• _Do this_
All of the data should be output character for character, except the pictures.

• _Data block_
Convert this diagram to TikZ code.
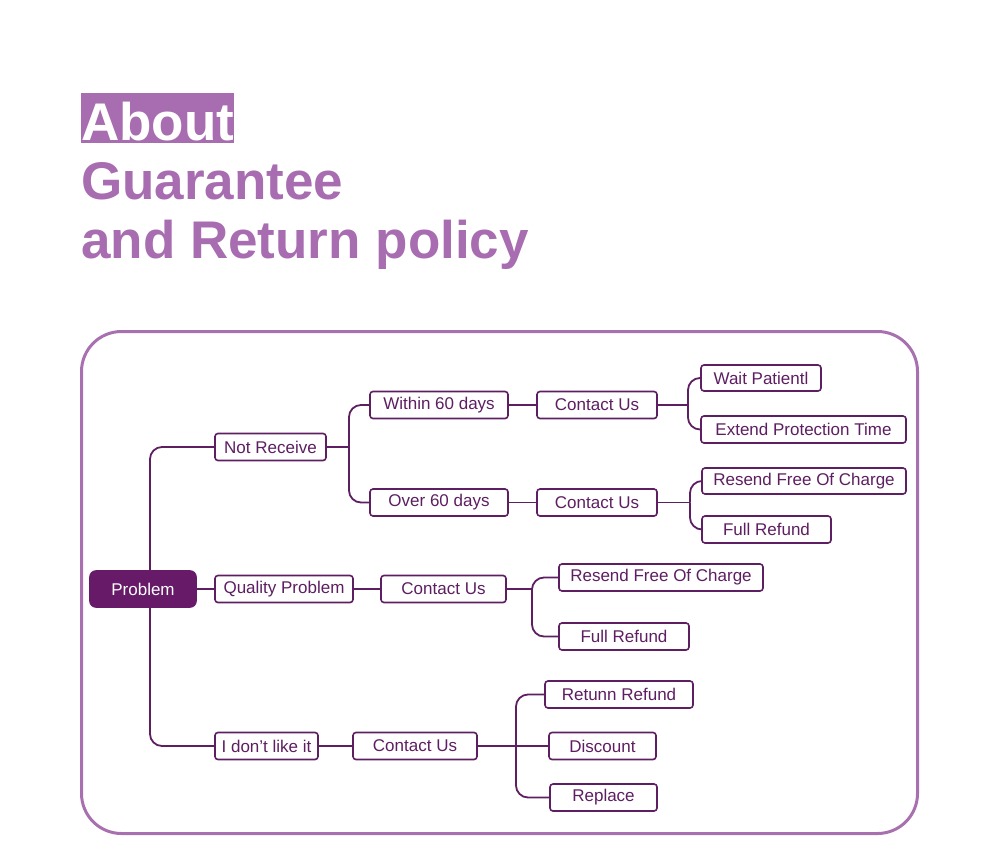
\documentclass[tikz,border=0pt]{standalone}
\usepackage{fontspec}
\setmainfont{Liberation Sans}
\usetikzlibrary{backgrounds}
\definecolor{titlec}{HTML}{A86CB0}
\definecolor{framec}{HTML}{A870AE}
\definecolor{dark}{HTML}{5E1E62}
\definecolor{probfill}{HTML}{661A68}
\tikzset{
  box/.style={draw=dark, line width=1.6pt, rounded corners=3pt, fill=white, text=dark,
    minimum height=27pt, inner sep=0pt, font=\fontsize{17}{20}\selectfont},
  conn/.style={draw=dark, line width=1.8pt, rounded corners=12pt},
  titletext/.style={anchor=base west, inner sep=0pt, text=titlec, font=\fontsize{53}{60}\selectfont\bfseries}
}
\begin{document}
\begin{tikzpicture}[x=1pt,y=-1pt]
\useasboundingbox (0,0) rectangle (1000,861);
% title
\fill[titlec] (81,93) rectangle (234,143);
\node[titletext, text=white] (t1) at (81,141) {About};
\node[titletext] (t2) at (81,200) {Guarantee};
\node[titletext] (t3) at (81,258) {and Return policy};
% frame
\draw[framec, line width=3pt, rounded corners=40pt] (81.5,331.5) rectangle (917.5,833.5);
% nodes
\node[box, fill=probfill, draw=probfill, text=white, rounded corners=6pt, minimum width=106pt, minimum height=36pt] (prob) at (143,589) {Problem};
\node[box, minimum width=111pt] (nr) at (270.5,447) {Not Receive};
\node[box, minimum width=138pt] (qp) at (284,589) {Quality Problem};
\node[box, minimum width=103pt] (idl) at (266.5,746) {I don’t like it};
\node[box, minimum width=138pt] (w60) at (439,405) {Within 60 days};
\node[box, minimum width=138pt] (o60) at (439,502.5) {Over 60 days};
\node[box, minimum width=120pt] (c1) at (597,405) {Contact Us};
\node[box, minimum width=120pt] (c2) at (597,502.5) {Contact Us};
\node[box, minimum width=125pt] (cq) at (443.5,589) {Contact Us};
\node[box, minimum width=124pt] (ci) at (415,746) {Contact Us};
\node[box, minimum width=120pt, minimum height=26pt] (wp) at (761,378) {Wait Patientl};
\node[box, minimum width=205pt] (ep) at (803.5,429.5) {Extend Protection Time};
\node[box, minimum width=204pt, minimum height=26pt] (rf1) at (804,481) {Resend Free Of Charge};
\node[box, minimum width=129pt] (fr1) at (766.5,529.5) {Full Refund};
\node[box, minimum width=204pt] (rfq) at (661,577.5) {Resend Free Of Charge};
\node[box, minimum width=130pt] (frq) at (624,636.5) {Full Refund};
\node[box, minimum width=148pt] (rr) at (619,694.5) {Retunn Refund};
\node[box, minimum width=107pt] (dc) at (602.5,746) {Discount};
\node[box, minimum width=107pt] (rp) at (603.5,797.5) {Replace};
% bus coordinates
\coordinate (tr) at (150,589);
\coordinate (b1) at (349,447);
\coordinate (b2) at (688,405);
\coordinate (b3) at (690,502.5);
\coordinate (b4) at (532,589);
\coordinate (b5) at (516,746);
\begin{scope}[on background layer]
\draw[conn] (nr.west) -| (tr);
\draw[conn] (idl.west) -| (tr);
\draw[conn] (prob.east) -- (qp.west);
\draw[conn] (nr.east) -- (b1);
\draw[conn] (w60.west) -| (b1);
\draw[conn] (o60.west) -| (b1);
\draw[conn] (w60.east) -- (c1.west);
\draw[conn] (o60.east) -- (c2.west);
\draw[conn] (qp.east) -- (cq.west);
\draw[conn] (idl.east) -- (ci.west);
\draw[conn] (c1.east) -- (b2);
\draw[conn] (wp.west) -| (b2);
\draw[conn] (ep.west) -| (b2);
\draw[conn] (c2.east) -- (b3);
\draw[conn] (rf1.west) -| (b3);
\draw[conn] (fr1.west) -| (b3);
\draw[conn] (cq.east) -- (b4);
\draw[conn] (rfq.west) -| (b4);
\draw[conn] (frq.west) -| (b4);
\draw[conn] (ci.east) -- (dc.west);
\draw[conn] (rr.west) -| (b5);
\draw[conn] (rp.west) -| (b5);
\end{scope}
\end{tikzpicture}
\end{document}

• _Exercise response_
Convert this diagram to TikZ code.
\documentclass[tikz,border=0pt]{standalone}
\usepackage{fontspec}
\setmainfont{Liberation Sans}
\usetikzlibrary{backgrounds}
\definecolor{titlec}{HTML}{A86CB0}
\definecolor{framec}{HTML}{A870AE}
\definecolor{dark}{HTML}{5E1E62}
\definecolor{probfill}{HTML}{661A68}
\tikzset{
  box/.style={draw=dark, line width=1.6pt, rounded corners=3pt, fill=white, text=dark,
    minimum height=27pt, inner sep=0pt, font=\fontsize{17}{20}\selectfont},
  conn/.style={draw=dark, line width=1.8pt, rounded corners=12pt},
  titletext/.style={anchor=base west, inner sep=0pt, text=titlec, font=\fontsize{53}{60}\selectfont\bfseries}
}
\begin{document}
\begin{tikzpicture}[x=1pt,y=-1pt]
\useasboundingbox (0,0) rectangle (1000,861);
% title
\fill[titlec] (81,93) rectangle (234,143);
\node[titletext, text=white] (t1) at (81,141) {About};
\node[titletext] (t2) at (81,200) {Guarantee};
\node[titletext] (t3) at (81,258) {and Return policy};
% frame
\draw[framec, line width=3pt, rounded corners=40pt] (81.5,331.5) rectangle (917.5,833.5);
% nodes
\node[box, fill=probfill, draw=probfill, text=white, rounded corners=6pt, minimum width=106pt, minimum height=36pt] (prob) at (143,589) {Problem};
\node[box, minimum width=111pt] (nr) at (270.5,447) {Not Receive};
\node[box, minimum width=138pt] (qp) at (284,589) {Quality Problem};
\node[box, minimum width=103pt] (idl) at (266.5,746) {I don’t like it};
\node[box, minimum width=138pt] (w60) at (439,405) {Within 60 days};
\node[box, minimum width=138pt] (o60) at (439,502.5) {Over 60 days};
\node[box, minimum width=120pt] (c1) at (597,405) {Contact Us};
\node[box, minimum width=120pt] (c2) at (597,502.5) {Contact Us};
\node[box, minimum width=125pt] (cq) at (443.5,589) {Contact Us};
\node[box, minimum width=124pt] (ci) at (415,746) {Contact Us};
\node[box, minimum width=120pt, minimum height=26pt] (wp) at (761,378) {Wait Patientl};
\node[box, minimum width=205pt] (ep) at (803.5,429.5) {Extend Protection Time};
\node[box, minimum width=204pt, minimum height=26pt] (rf1) at (804,481) {Resend Free Of Charge};
\node[box, minimum width=129pt] (fr1) at (766.5,529.5) {Full Refund};
\node[box, minimum width=204pt] (rfq) at (661,577.5) {Resend Free Of Charge};
\node[box, minimum width=130pt] (frq) at (624,636.5) {Full Refund};
\node[box, minimum width=148pt] (rr) at (619,694.5) {Retunn Refund};
\node[box, minimum width=107pt] (dc) at (602.5,746) {Discount};
\node[box, minimum width=107pt] (rp) at (603.5,797.5) {Replace};
% bus coordinates
\coordinate (tr) at (150,589);
\coordinate (b1) at (349,447);
\coordinate (b2) at (688,405);
\coordinate (b3) at (690,502.5);
\coordinate (b4) at (532,589);
\coordinate (b5) at (516,746);
\begin{scope}[on background layer]
\draw[conn] (nr.west) -| (tr);
\draw[conn] (idl.west) -| (tr);
\draw[conn] (prob.east) -- (qp.west);
\draw[conn] (nr.east) -- (b1);
\draw[conn] (w60.west) -| (b1);
\draw[conn] (o60.west) -| (b1);
\draw[conn] (w60.east) -- (c1.west);
\draw[conn] (o60.east) -- (c2.west);
\draw[conn] (qp.east) -- (cq.west);
\draw[conn] (idl.east) -- (ci.west);
\draw[conn] (c1.east) -- (b2);
\draw[conn] (wp.west) -| (b2);
\draw[conn] (ep.west) -| (b2);
\draw[conn] (c2.east) -- (b3);
\draw[conn] (rf1.west) -| (b3);
\draw[conn] (fr1.west) -| (b3);
\draw[conn] (cq.east) -- (b4);
\draw[conn] (rfq.west) -| (b4);
\draw[conn] (frq.west) -| (b4);
\draw[conn] (ci.east) -- (dc.west);
\draw[conn] (rr.west) -| (b5);
\draw[conn] (rp.west) -| (b5);
\end{scope}
\end{tikzpicture}
\end{document}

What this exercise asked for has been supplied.